Wormhole-eval
State-saving without state — a short-cut to a parallel universe
Example Form:
(wormhole-eval 'demo
'(lambda (whs)
(set-wormhole-data whs
(cons (cons name info)
(wormhole-data whs))))
(prog2$ info name))
General Form:
(wormhole-eval name lambda varterm)
where name must be a quoted wormhole name and lambda must be a
quoted lambda-expression. The lambda-expression must have at most
one formal parameter but the body of the lambda-expression may contain
other variables. Note that in the example form given above, the lambda
has one formal, whs, and uses name and info freely. Note that
the lambda is quoted. The third argument of wormhole-eval,
varterm, is an arbitrary term that should mention all of the free
variables in the lambda-expression. That term establishes your ``right''
to refer to those free variables in the environment in which the
wormhole-eval expression occurs. The value of varterm is irrelevant
and if you provide nil ACL2 will automatically provide a suitable term,
namely a prog2$ form like the one shown in the example above.
Aside: Exception for ACL2(p) (see parallelism) to the irrelevance of
varterm. By default, calls of wormhole-eval employ a lock,
*wormhole-lock*. To avoid such a lock, include the symbol
:NO-WORMHOLE-LOCK in varterm; for example, you might replace a last
argument of nil in wormhole-eval by :NO-WORMHOLE-LOCK. End of
Aside.
See wormhole for a full explanation of wormholes. Most relevant
here is that every wormhole has a name and a status. The status is generally
a cons pair whose car is the keyword :ENTER or the keyword
:SKIP and whose cdr is an arbitrary object used to store information
from one wormhole call to the next.
Here is a succinct summary of wormhole-eval. If the
lambda-expression has a local variable, wormhole-eval applies the
lambda-expression to the wormhole status of the named wormhole and
remembers the value as the new wormhole status. If the lambda has no
formal parameter, the lambda is applied to no arguments and the value is
the new status. Wormhole-eval returns nil. Thus, the formal
parameter of the lambda-expression, if provided, denotes the wormhole's
hidden status information; the value of the lambda is the new status and
is hidden away.
The guard of a wormhole-eval call is the guard of the body of the
lambda-expression, with a fresh variable symbol used in place of the
formal so that no assumptions are possible about the hidden wormhole status.

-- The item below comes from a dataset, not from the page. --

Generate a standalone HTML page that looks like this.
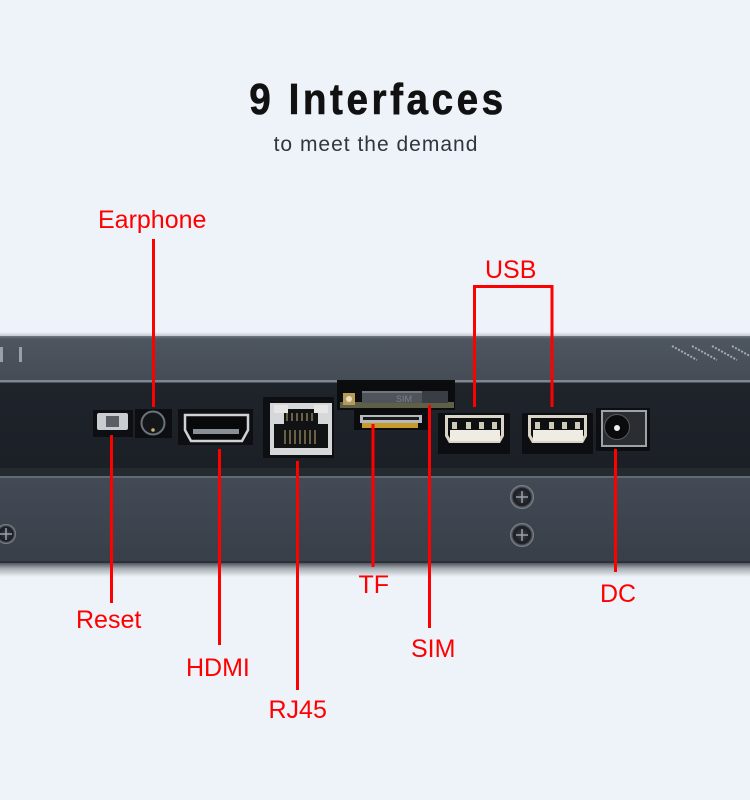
<!DOCTYPE html>
<html><head><meta charset="utf-8"><style>
html,body{margin:0;padding:0;background:#eef2f9;}
svg{display:block;}
</style></head><body>
<svg width="750" height="800" viewBox="0 0 750 800" xmlns="http://www.w3.org/2000/svg">
<defs>
<linearGradient id="top" x1="0" y1="0" x2="0" y2="1">
<stop offset="0" stop-color="#59616b"/><stop offset="0.1" stop-color="#4d555f"/><stop offset="1" stop-color="#454c56"/>
</linearGradient>
<linearGradient id="front" x1="0" y1="0" x2="0" y2="1">
<stop offset="0" stop-color="#1f242b"/><stop offset="1" stop-color="#1b1f26"/>
</linearGradient>
<linearGradient id="plate" x1="0" y1="0" x2="0" y2="1">
<stop offset="0" stop-color="#434a55"/><stop offset="1" stop-color="#383f49"/>
</linearGradient>
<linearGradient id="shadow" x1="0" y1="0" x2="0" y2="1">
<stop offset="0" stop-color="#50565e"/><stop offset="0.4" stop-color="#a9aeb5"/><stop offset="1" stop-color="#eef2f9"/>
</linearGradient>
<linearGradient id="topshadow" x1="0" y1="0" x2="0" y2="1">
<stop offset="0" stop-color="#eef2f9"/><stop offset="1" stop-color="#b9bec6"/>
</linearGradient>
<radialGradient id="screw" cx="0.5" cy="0.5" r="0.5">
<stop offset="0" stop-color="#3a3f46"/><stop offset="0.7" stop-color="#1a1d22"/><stop offset="1" stop-color="#8a9098"/>
</radialGradient>
</defs>

<rect width="750" height="800" fill="#eef2f9"/>

<!-- title -->
<g transform="translate(378,114) scale(0.88,1)">
<text x="0" y="0" text-anchor="middle" font-family="Liberation Sans, Arial, sans-serif" font-weight="bold" font-size="44" letter-spacing="4" fill="#111111" stroke="#111111" stroke-width="0.6">9 Interfaces</text>
</g>
<text x="376" y="151" text-anchor="middle" font-family="Liberation Sans, Arial, sans-serif" font-size="21" letter-spacing="1" fill="#30363d">to meet the demand</text>

<!-- device body -->
<rect x="0" y="332" width="750" height="5" fill="url(#topshadow)"/>
<rect x="0" y="336" width="750" height="45" fill="url(#top)"/>
<rect x="0" y="336" width="750" height="1.5" fill="#6c737c"/>
<rect x="0" y="380" width="750" height="2.5" fill="#7f868f"/>
<rect x="0" y="382.5" width="750" height="86" fill="url(#front)"/>
<rect x="0" y="468" width="750" height="8" fill="#252a31"/>
<rect x="0" y="476" width="750" height="2" fill="#616973"/>
<rect x="0" y="478" width="750" height="84" fill="url(#plate)"/>
<rect x="0" y="561" width="750" height="2" fill="#2c3139"/>
<rect x="0" y="563" width="750" height="14" fill="url(#shadow)"/>

<!-- vents left -->
<rect x="0" y="347" width="3" height="15" fill="#9aa0a8"/>
<rect x="19" y="347" width="3" height="15" fill="#9aa0a8"/>
<!-- vents right -->
<g stroke="#a5abb3" stroke-width="2" stroke-dasharray="2 1.5">
<line x1="672" y1="346" x2="697" y2="360"/>
<line x1="692" y1="346" x2="717" y2="360"/>
<line x1="712" y1="346" x2="737" y2="360"/>
<line x1="732" y1="346" x2="757" y2="360"/>
</g>

<!-- Reset -->
<rect x="93" y="410" width="40" height="27" fill="#0d0f12"/>
<rect x="97" y="413" width="31" height="17" rx="2" fill="#c9cdd1"/>
<rect x="106" y="416" width="13" height="11" fill="#5a5f66"/>

<!-- Earphone -->
<rect x="135" y="409" width="37" height="29" fill="#0c0e11"/>
<circle cx="153" cy="423" r="11.5" fill="#141619" stroke="#6d737a" stroke-width="2"/>
<circle cx="153" cy="430" r="1.8" fill="#c8b46a"/>

<!-- HDMI -->
<rect x="178" y="409" width="75" height="36" fill="#0d0f12"/>
<path d="M185,415 H248 V430 L242,441 H191 L185,430 Z" fill="#08090b" stroke="#cfd2d5" stroke-width="2.5"/>
<rect x="193" y="429" width="46" height="5" fill="#8a8f95"/>

<!-- RJ45 -->
<rect x="263" y="397" width="71" height="61" fill="#0d0f12"/>
<rect x="270" y="403" width="62" height="52" fill="#d5d7d9"/>
<rect x="274" y="409" width="54" height="39" fill="#111214"/>
<rect x="274" y="405" width="14" height="8" fill="#e6e6e6"/>
<rect x="314" y="405" width="14" height="8" fill="#e6e6e6"/>
<rect x="274" y="413" width="10" height="11" fill="#d5d7d9"/>
<rect x="318" y="413" width="10" height="11" fill="#d5d7d9"/>
<g stroke="#8a7a55" stroke-width="1.5">
<line x1="287" y1="413" x2="287" y2="421"/><line x1="292" y1="413" x2="292" y2="421"/>
<line x1="297" y1="413" x2="297" y2="421"/><line x1="302" y1="413" x2="302" y2="421"/>
<line x1="307" y1="413" x2="307" y2="421"/><line x1="312" y1="413" x2="312" y2="421"/>
<line x1="285" y1="430" x2="285" y2="444"/><line x1="290" y1="430" x2="290" y2="444"/>
<line x1="295" y1="430" x2="295" y2="444"/><line x1="300" y1="430" x2="300" y2="444"/>
<line x1="305" y1="430" x2="305" y2="444"/><line x1="310" y1="430" x2="310" y2="444"/>
<line x1="315" y1="430" x2="315" y2="444"/>
</g>

<!-- TF / SIM -->
<rect x="337" y="380" width="118" height="30" fill="#0b0c0e"/>
<rect x="340" y="402" width="114" height="6" fill="#5f6048"/>
<rect x="343" y="393" width="12" height="12" fill="#b69a58"/>
<circle cx="349" cy="399" r="3" fill="#e8dcc0"/>
<rect x="362" y="391" width="86" height="12" fill="#4f545b"/>
<rect x="362" y="391" width="86" height="2" fill="#70767d"/>
<rect x="422" y="391" width="26" height="12" fill="#3a3e44"/>
<text x="396" y="402" font-family="Liberation Sans, Arial, sans-serif" font-size="9" fill="#7b8087">SIM</text>
<rect x="354" y="410" width="74" height="20" fill="#0b0c0e"/>
<rect x="360" y="415" width="62" height="8" fill="#b5b8bc"/>
<rect x="363" y="417" width="56" height="3" fill="#1a1b1d"/>
<rect x="362" y="423" width="56" height="5" fill="#c89a2a"/>

<!-- USB 1 -->
<rect x="438" y="413" width="72" height="41" fill="#0c0e11"/>
<path d="M445,415 H504 V436 L500,443 H449 L445,436 Z" fill="#d9d4c6"/>
<path d="M448,418 H501 V435 L498,440 H451 L448,435 Z" fill="#0e0f10"/>
<rect x="450" y="430" width="50" height="11" fill="#efece4"/>
<g fill="#cfc9b8"><rect x="452" y="422" width="5" height="7"/><rect x="466" y="422" width="5" height="7"/><rect x="479" y="422" width="5" height="7"/><rect x="492" y="422" width="5" height="7"/></g>

<!-- USB 2 -->
<rect x="522" y="413" width="71" height="41" fill="#0c0e11"/>
<path d="M528,415 H587 V436 L583,443 H532 L528,436 Z" fill="#d9d4c6"/>
<path d="M531,418 H584 V435 L581,440 H534 L531,435 Z" fill="#0e0f10"/>
<rect x="533" y="430" width="50" height="11" fill="#efece4"/>
<g fill="#cfc9b8"><rect x="535" y="422" width="5" height="7"/><rect x="549" y="422" width="5" height="7"/><rect x="562" y="422" width="5" height="7"/><rect x="575" y="422" width="5" height="7"/></g>

<!-- DC -->
<rect x="596" y="408" width="54" height="43" fill="#0c0e11"/>
<rect x="601" y="410" width="46" height="37" fill="#9ea3a8"/>
<rect x="603" y="412" width="42" height="33" fill="#2a2d31"/>
<circle cx="617" cy="427" r="12.5" fill="#0a0b0c" stroke="#555a60" stroke-width="1"/>
<circle cx="617" cy="428" r="3" fill="#f0f0f0"/>

<!-- screws -->
<g>
<circle cx="522" cy="497" r="12" fill="url(#screw)"/>
<path d="M516,497 H528 M522,491 V503" stroke="#9aa1a9" stroke-width="1.5"/>
<circle cx="522" cy="535" r="12" fill="url(#screw)"/>
<path d="M516,535 H528 M522,529 V541" stroke="#9aa1a9" stroke-width="1.5"/>
<circle cx="6" cy="534" r="10" fill="url(#screw)"/>
<path d="M0,534 H12 M6,528 V540" stroke="#9aa1a9" stroke-width="1.5"/>
</g>

<!-- red connectors -->
<g stroke="#ff0000" stroke-width="3" fill="none">
<line x1="153.5" y1="239" x2="153.5" y2="407"/>
<path d="M474.5,407 V286.5 H552 V407"/>
<line x1="111.5" y1="435" x2="111.5" y2="603"/>
<line x1="219.5" y1="449" x2="219.5" y2="645"/>
<line x1="297.5" y1="461" x2="297.5" y2="690"/>
<line x1="373" y1="424" x2="373" y2="567"/>
<line x1="429.5" y1="405" x2="429.5" y2="628"/>
<line x1="615.5" y1="449" x2="615.5" y2="572"/>
</g>

<!-- labels -->
<g font-family="Liberation Sans, Arial, sans-serif" font-size="25" fill="#ff0000">
<text x="98" y="228">Earphone</text>
<text x="485" y="278">USB</text>
<text x="76" y="628">Reset</text>
<text x="186" y="676">HDMI</text>
<text x="268.5" y="718">RJ45</text>
<text x="358.5" y="593">TF</text>
<text x="411" y="657">SIM</text>
<text x="600" y="602">DC</text>
</g>
</svg>
</body></html>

If the guard of a wormhole-eval is verified, the call is macroexpanded
inline to the evaluation of the body in a suitable environment. Thus, it can
be a very fast way to access and change hidden state information, but the
results must remain hidden. To do arbitrary computations on the hidden state
(i.e., to access the ACL2 state or logical world or to interact
with the user) see wormhole.
Functions that are probably useful in the body of the lambda or the
guard of a function using wormhole-eval include the following: wormhole-statusp, wormhole-entry-code, wormhole-data, set-wormhole-entry-code, set-wormhole-data, and make-wormhole-status.
Wormhole-eval is intended to be fast, but it is further optimized when
the given lambda is of the following form. In this case
wormhole-eval returns immediately when the wormhole-data is
nil, which is reasonable since the old and new status are equal in this
case.
(lambda (whs)
(let ((info (wormhole-data whs)))
(cond ((null info) whs)
...)))
See wormhole for a series of example uses of wormhole-eval and
wormhole.
For a behind-the-scenes description of how wormholes work, See wormhole-implementation.